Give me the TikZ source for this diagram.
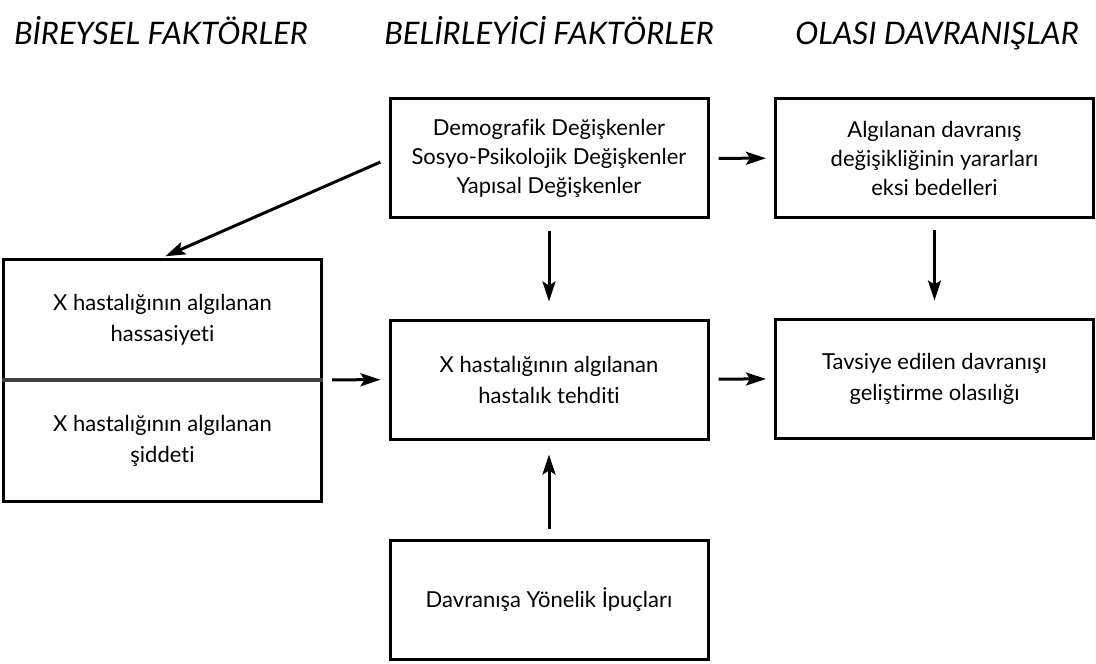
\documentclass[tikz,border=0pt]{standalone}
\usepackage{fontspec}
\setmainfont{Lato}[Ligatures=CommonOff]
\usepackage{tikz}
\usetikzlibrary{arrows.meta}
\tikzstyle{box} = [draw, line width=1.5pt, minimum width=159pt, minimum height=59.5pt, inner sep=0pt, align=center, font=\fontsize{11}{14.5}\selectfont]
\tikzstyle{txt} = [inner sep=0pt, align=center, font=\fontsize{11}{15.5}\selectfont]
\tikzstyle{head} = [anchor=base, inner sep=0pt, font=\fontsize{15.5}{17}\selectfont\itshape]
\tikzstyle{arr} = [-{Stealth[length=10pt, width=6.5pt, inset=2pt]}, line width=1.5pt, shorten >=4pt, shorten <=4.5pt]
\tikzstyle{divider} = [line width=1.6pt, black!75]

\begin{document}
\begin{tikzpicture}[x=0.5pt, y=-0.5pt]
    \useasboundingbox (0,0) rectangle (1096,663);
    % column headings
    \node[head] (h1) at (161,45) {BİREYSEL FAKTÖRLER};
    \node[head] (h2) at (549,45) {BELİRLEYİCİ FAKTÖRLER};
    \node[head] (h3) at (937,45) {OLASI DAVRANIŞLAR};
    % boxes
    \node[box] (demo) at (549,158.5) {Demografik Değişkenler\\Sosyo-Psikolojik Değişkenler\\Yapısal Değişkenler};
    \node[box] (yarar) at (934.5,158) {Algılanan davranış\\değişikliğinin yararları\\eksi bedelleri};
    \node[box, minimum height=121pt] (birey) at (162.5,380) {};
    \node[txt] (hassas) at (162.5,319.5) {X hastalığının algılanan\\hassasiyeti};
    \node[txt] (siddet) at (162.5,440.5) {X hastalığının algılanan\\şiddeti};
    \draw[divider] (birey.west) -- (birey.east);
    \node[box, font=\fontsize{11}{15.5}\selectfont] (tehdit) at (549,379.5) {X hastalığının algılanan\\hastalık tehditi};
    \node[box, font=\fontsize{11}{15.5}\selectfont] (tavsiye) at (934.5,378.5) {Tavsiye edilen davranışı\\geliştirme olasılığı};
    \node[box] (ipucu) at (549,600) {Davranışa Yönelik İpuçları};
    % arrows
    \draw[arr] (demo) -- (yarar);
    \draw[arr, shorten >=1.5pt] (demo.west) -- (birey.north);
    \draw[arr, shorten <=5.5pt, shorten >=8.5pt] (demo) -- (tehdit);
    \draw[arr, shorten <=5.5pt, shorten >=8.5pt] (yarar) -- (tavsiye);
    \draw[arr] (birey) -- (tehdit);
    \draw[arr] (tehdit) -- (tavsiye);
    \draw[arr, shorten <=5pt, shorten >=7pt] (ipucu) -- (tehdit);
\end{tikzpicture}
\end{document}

> **Objective**:
Your task is to return the lines above, from the first one up to and including the line containing "[line width=1.6pt, black!75]", minus any pictures.

> **Exercise answer**:
Give me the TikZ source for this diagram.
\documentclass[tikz,border=0pt]{standalone}
\usepackage{fontspec}
\setmainfont{Lato}[Ligatures=CommonOff]
\usepackage{tikz}
\usetikzlibrary{arrows.meta}
\tikzstyle{box} = [draw, line width=1.5pt, minimum width=159pt, minimum height=59.5pt, inner sep=0pt, align=center, font=\fontsize{11}{14.5}\selectfont]
\tikzstyle{txt} = [inner sep=0pt, align=center, font=\fontsize{11}{15.5}\selectfont]
\tikzstyle{head} = [anchor=base, inner sep=0pt, font=\fontsize{15.5}{17}\selectfont\itshape]
\tikzstyle{arr} = [-{Stealth[length=10pt, width=6.5pt, inset=2pt]}, line width=1.5pt, shorten >=4pt, shorten <=4.5pt]
\tikzstyle{divider} = [line width=1.6pt, black!75]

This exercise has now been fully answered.